Elgin pocket watch restoration isn’t magic. It’s controlled metalwork, patience, and knowing exactly which mistakes will ruin your case before you make them. This guide covers everything: how to identify your case material before you touch it with a polishing wheel, the planishing technique that removes dents without grinding away the gold, and the #1 mistake that permanently destroys more gold-filled cases than anything else.
If you’re just getting started with vintage watch repair, this post will show you that the case work — the outer shell — is often more forgiving than the movement inside. Often. With the right approach.
Step One: Know What You’re Holding
Before you pick up a single tool, you need to identify your case material. This is not optional. Gold-filled cases and solid gold cases look nearly identical, but they behave completely differently under a polishing wheel. Getting this wrong is how you expose a brassy base-metal core that no amount of polishing will ever fix.
Hunter, Open Face, or Swing-Out?
Roughly 60% of Elgin cases are hunter-style — that hinged front cover that snaps shut over the dial. The other 35% are open face, with the dial exposed. A small percentage are swing-out cases where the movement pivots out of the case body on a hinge.
Why does this matter? Because dents follow the damage pattern. On a hunter case, the back cover takes the most punishment (it’s the side people set face-down). On an open-face Elgin, it’s the bezel and crystal edge. Know your case type before you plan your work.
The Three-Test Material Check
Weight test: Pick up the case without the movement. A gold-filled case (base metal core with a bonded gold layer) feels noticeably lighter than a solid gold case of similar size. Not dramatically lighter — but if you’ve handled a few, you’ll feel it.
Magnet test: Hold a strong magnet near the case. Gold-filled cases often have a brass or steel core. Brass won’t react, but steel will give a faint pull. Solid gold is non-magnetic. If it sticks even slightly, you’re looking at a steel-core gold-filled case — treat it gently.
Hallmark inspection: Pop open the case back (use a case knife or a proper case-back tool — never a screwdriver edge). Look inside. You’ll find stamps: “14K GF” means 14-karat gold-filled. “14K” or “18K” alone means solid gold. “Sterling” or “925” means silver. “Nickel Silver” or no precious metal stamp at all is cupronickel — durable but brittle.
Elgin Case Makers and Why They Matter
Elgin didn’t make their own cases.
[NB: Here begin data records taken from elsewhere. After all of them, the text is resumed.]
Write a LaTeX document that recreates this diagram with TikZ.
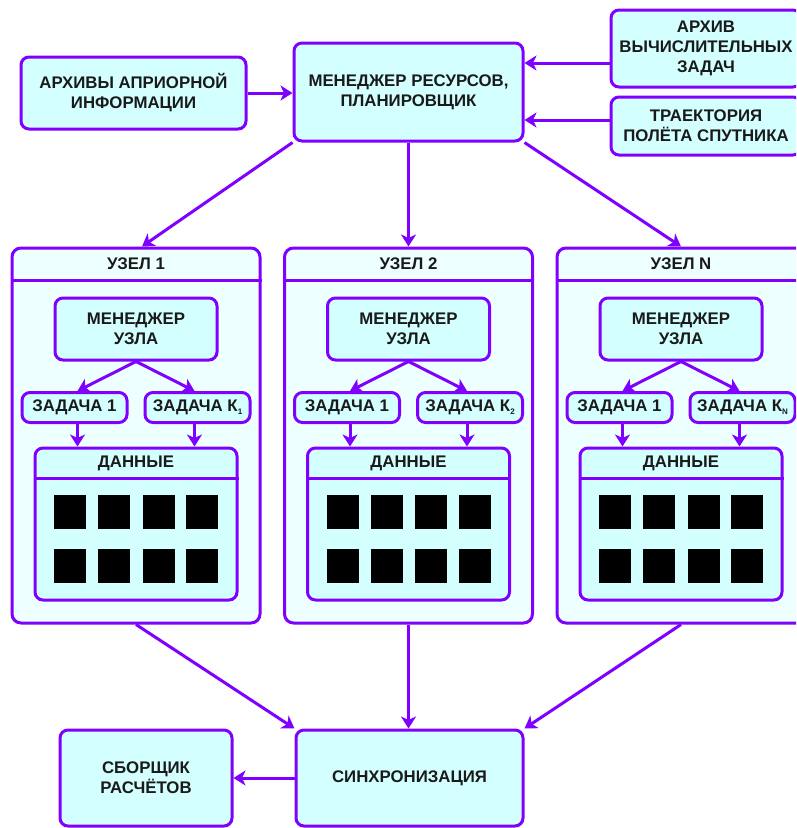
\documentclass[tikz,border=0pt]{standalone}
\usepackage{fontspec}
\setmainfont{Liberation Sans}
\usetikzlibrary{arrows.meta}
\definecolor{vio}{HTML}{8000FF}
\definecolor{boxfill}{HTML}{D4FFFF}
\definecolor{nodefill}{HTML}{EEFFFF}
\definecolor{ink}{HTML}{1A1A1A}
\newcommand\ksub[1]{\raisebox{-2.5pt}{\fontsize{8}{8}\selectfont #1}}
\begin{document}
\begin{tikzpicture}[x=1pt,y=-1pt,
  txt/.style={text=ink, font=\bfseries\fontsize{16.8}{20}\selectfont, align=center, inner sep=0pt},
  box/.style={txt, draw=vio, line width=3pt, fill=boxfill, rounded corners=8pt},
  outer/.style={draw=vio, line width=3pt, fill=nodefill, rounded corners=9pt, inner sep=0pt,
    minimum width=248pt, minimum height=375pt},
  datab/.style={draw=vio, line width=3pt, fill=boxfill, rounded corners=8pt, inner sep=0pt,
    minimum width=202pt, minimum height=152pt},
  cell/.style={fill=black, inner sep=0pt, minimum width=32pt, minimum height=34pt},
  arr/.style={draw=vio, line width=3pt, -{Stealth[length=12pt,width=15pt,inset=3.5pt]}},
  sep/.style={draw=vio, line width=3pt}
]
\useasboundingbox (0,0) rectangle (796,828);
\clip (0,0) rectangle (796,828);

% top row
\node[box, minimum width=225pt, minimum height=72pt] (apr) at (133.5,93) {АРХИВЫ АПРИОРНОЙ\\ИНФОРМАЦИИ};
\node[box, minimum width=229pt, minimum height=98pt] (mgr) at (408.5,92) {МЕНЕДЖЕР РЕСУРСОВ,\\ПЛАНИРОВЩИК};
\node[box, minimum width=190pt, minimum height=77pt] (arch) at (706,48.5) {АРХИВ\\ВЫЧИСЛИТЕЛЬНЫХ\\ЗАДАЧ};
\node[box, minimum width=190pt, minimum height=58pt] (traj) at (706,126) {ТРАЕКТОРИЯ\\ПОЛЁТА СПУТНИКА};

\draw[arr] (apr.east) -- (apr.east -| mgr.west);
\draw[arr] (arch.west |- 0,63) -- (mgr.east |- 0,63);
\draw[arr] (traj.west |- 0,120) -- (mgr.east |- 0,120);

% computing nodes
\foreach \c/\i/\lab/\k in {136/1/1/1, 408.5/2/2/2, 681/3/N/N}{
  \node[outer] (n\i) at (\c,435.5) {};
  \draw[sep] (n\i.west |- 0,280) -- (n\i.east |- 0,280);
  \node[txt] (h\i) at (\c,264) {УЗЕЛ \lab};
  \node[box, minimum width=162pt, minimum height=62pt] (nm\i) at (\c,329) {МЕНЕДЖЕР\\УЗЛА};
  \node[box, minimum width=105pt, minimum height=30pt] (ta\i) at (\c-61.5,407.5) {ЗАДАЧА 1};
  \node[box, minimum width=105pt, minimum height=30pt] (tb\i) at (\c+61.5,407.5) {ЗАДАЧА К\ksub{\k}};
  \node[datab] (d\i) at (\c,524) {};
  \draw[sep] (d\i.west |- 0,478) -- (d\i.east |- 0,478);
  \node[txt] (dh\i) at (\c,463) {ДАННЫЕ};
  \foreach \dx [count=\j] in {-66,-22,22.5,66}{
    \node[cell] (ca\i\j) at (\c+\dx,511.5) {};
    \node[cell] (cb\i\j) at (\c+\dx,565.5) {};
  }
  \draw[arr] (nm\i.south) -- ([xshift=3pt]ta\i.north);
  \draw[arr] (nm\i.south) -- ([xshift=-3pt]tb\i.north);
  \draw[arr] ([xshift=3pt]ta\i.south) -- ([xshift=3pt]ta\i.south |- d\i.north);
  \draw[arr] ([xshift=-3pt]tb\i.south) -- ([xshift=-3pt]tb\i.south |- d\i.north);
}

\draw[arr] (mgr.south west) -- ([xshift=6pt]n1.north);
\draw[arr] (mgr.south -| n2.north) -- (n2.north);
\draw[arr] (mgr.south east) -- (n3.north);

% bottom row
\node[box, minimum width=227pt, minimum height=96pt] (sync) at (409.5,778) {СИНХРОНИЗАЦИЯ};
\node[box, minimum width=172pt, minimum height=96pt] (sbor) at (146,778) {СБОРЩИК\\РАСЧЁТОВ};

\draw[arr] (n1.south) -- (sync.north west);
\draw[arr] (n2.south) -- (n2.south |- sync.north);
\draw[arr] (n3.south) -- (sync.north east);
\draw[arr] (sync.west) -- (sbor.east);
\end{tikzpicture}
\end{document}
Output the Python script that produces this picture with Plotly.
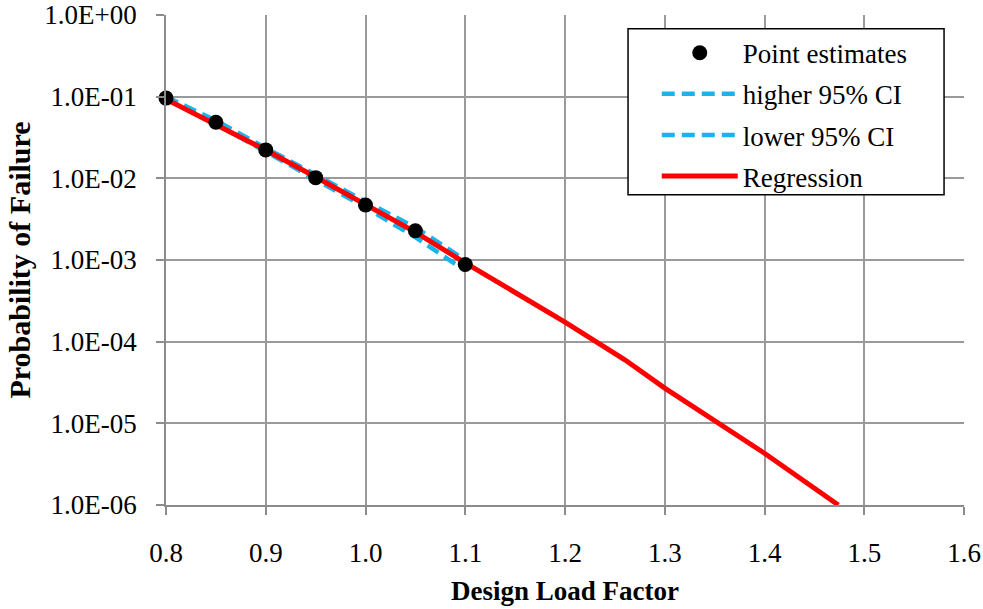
import plotly.graph_objects as go

# Point estimates
pt_x = [0.80, 0.85, 0.90, 0.95, 1.00, 1.05, 1.10]
pt_y = [0.096, 0.0486, 0.0223, 0.0102, 0.00472, 0.00228, 0.00088]

# 95% confidence interval bounds
ci_x = [0.80, 0.85, 0.90, 0.95, 1.00, 1.05, 1.10]
ci_hi = [0.100, 0.051, 0.0235, 0.0110, 0.0052, 0.0025, 0.00100]
ci_lo = [0.094, 0.0465, 0.0212, 0.0096, 0.0044, 0.0019, 0.00074]

# Regression curve
reg_x = [0.80, 0.85, 0.90, 0.95, 1.00, 1.05, 1.10, 1.20, 1.26, 1.30, 1.40, 1.474]
reg_y = [0.093, 0.046, 0.0222, 0.0104, 0.0048, 0.0022, 0.00092, 0.000174, 0.000060,
         0.000027, 0.0000043, 0.000001]

# Axis ticks
x_ticks = [0.8, 0.9, 1.0, 1.1, 1.2, 1.3, 1.4, 1.5, 1.6]
x_tick_text = ["0.8", "0.9", "1.0", "1.1", "1.2", "1.3", "1.4", "1.5", "1.6"]
y_ticks = [1, 1e-1, 1e-2, 1e-3, 1e-4, 1e-5, 1e-6]
y_tick_text = ["1.0E+00", "1.0E-01", "1.0E-02", "1.0E-03", "1.0E-04", "1.0E-05", "1.0E-06"]

CYAN = "#18B4EC"
FONT = "Liberation Serif, Times New Roman, Times, serif"

fig = go.Figure()
fig.add_trace(go.Scatter(x=ci_x, y=ci_hi, mode="lines", name="higher 95% CI",
                         line=dict(color=CYAN, width=4.5, dash="13px,7px"),
                         legendgroup="b", legendrank=2, cliponaxis=False))
fig.add_trace(go.Scatter(x=ci_x, y=ci_lo, mode="lines", name="lower 95% CI",
                         line=dict(color=CYAN, width=4.5, dash="13px,7px"),
                         legendgroup="c", legendrank=3, cliponaxis=False))
fig.add_trace(go.Scatter(x=reg_x, y=reg_y, mode="lines", name="Regression",
                         line=dict(color="#FF0000", width=5),
                         legendgroup="d", legendrank=4, cliponaxis=False))
fig.add_trace(go.Scatter(x=pt_x, y=pt_y, mode="markers", name="Point estimates",
                         marker=dict(color="black", size=15),
                         legendgroup="a", legendrank=1, cliponaxis=False))

axis_common = dict(
    showline=True, linecolor="#8C8C8C", linewidth=1.5,
    showgrid=True, gridcolor="#9A9A9A", gridwidth=1.5,
    ticks="outside", ticklen=8, tickcolor="#8C8C8C", tickwidth=1.5,
    zeroline=False, automargin=False,
    tickfont=dict(family=FONT, size=27, color="black"),
)

fig.update_xaxes(range=[0.8, 1.6], tickvals=x_ticks, ticktext=x_tick_text,
                 ticklabelstandoff=15,
                 title=dict(text="<b>Design Load Factor</b>", standoff=14,
                            font=dict(family=FONT, size=27, color="black")),
                 **axis_common)
fig.update_yaxes(type="log", range=[-6, 0], tickvals=y_ticks, ticktext=y_tick_text,
                 ticklabelstandoff=14,
                 title=dict(text="<b>Probability of Failure</b>", standoff=5,
                            font=dict(family=FONT, size=30, color="black")),
                 **axis_common)

# legend frame drawn as a paper shape (wider than plotly's own legend box)
fig.add_shape(type="rect", xref="paper", yref="paper",
              x0=0.579, x1=0.975, y0=0.633, y1=0.972,
              fillcolor="white", line=dict(color="black", width=1.5), layer="above")

fig.update_layout(
    width=983, height=609,
    margin=dict(l=166, r=19, t=15, b=104, autoexpand=False),
    plot_bgcolor="white", paper_bgcolor="white",
    font=dict(family=FONT, color="black"),
    legend=dict(x=0.615, y=0.972, xanchor="left", yanchor="top",
                bgcolor="rgba(0,0,0,0)", borderwidth=0,
                font=dict(family=FONT, size=27, color="black"),
                traceorder="grouped", tracegroupgap=3, itemwidth=76),
    showlegend=True,
)

fig.write_html("out.html", config={"displayModeBar": False},
               post_script="document.body.style.margin='0';")
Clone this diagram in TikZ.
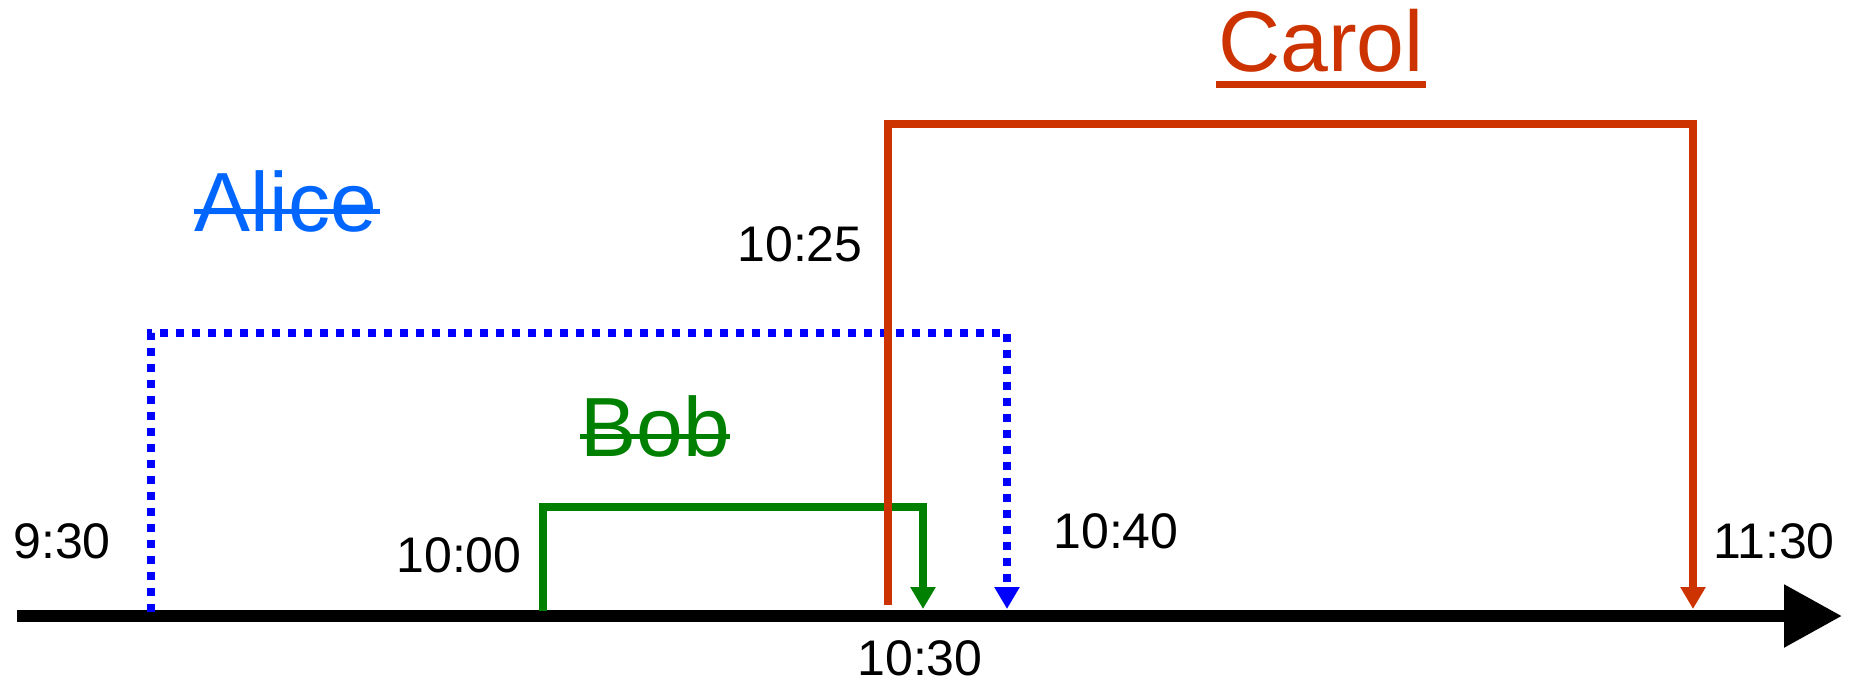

The movement was manufactured in Elgin, Illinois, and then sold to customers who paired it with a case from one of several manufacturers. The most common:
- Keystone Case Company — stamped “K” or “Keystone” on the interior. Premium construction, common on Grade 291 and Grade 274 movements from 1899 onward.
- Wadsworth Case Co. — “Wadsworth” or “W” mark. High-quality gold-filled, used on Lord Elgin and other upper-tier grades.
- Illinois Watch Case Co. — “IWC” or “Illinois.” More widely used, solid construction, common on mid-range grades.
- Star Case Company — “Star” or a star symbol. Mid-range, frequently found on open-face models.
This matters practically because Keystone cases tended to use thicker gold fill layers than budget-tier makers. A Keystone 14K GF case gives you a little more margin for error during polishing. A thin Star case? You’re working with less gold and need to be more conservative.
The Tools You Actually Need (And What They Cost)
You don’t need a professional jeweler’s bench. Here’s the honest list for a competent beginner setup:
For dent removal:
- Jeweler’s vise with soft-jaw protection — $30–60. The jaw protectors are not optional. Hard metal jaws will leave marks in gold-filled cases that you can’t polish out without hitting base metal.
- Planishing hammer set — $40–120. [AFFILIATE: planishing hammer set 2-3 oz] The quality differential here is real. Cheap hammers have uneven faces that leave dimples in the case. Spend the extra $30.
- Planishing stakes (set of 4–6) — $30–80. These are the shaped anvils the case rests against. You need one that matches your case curvature — typically a half-round stake for pocket watch cases.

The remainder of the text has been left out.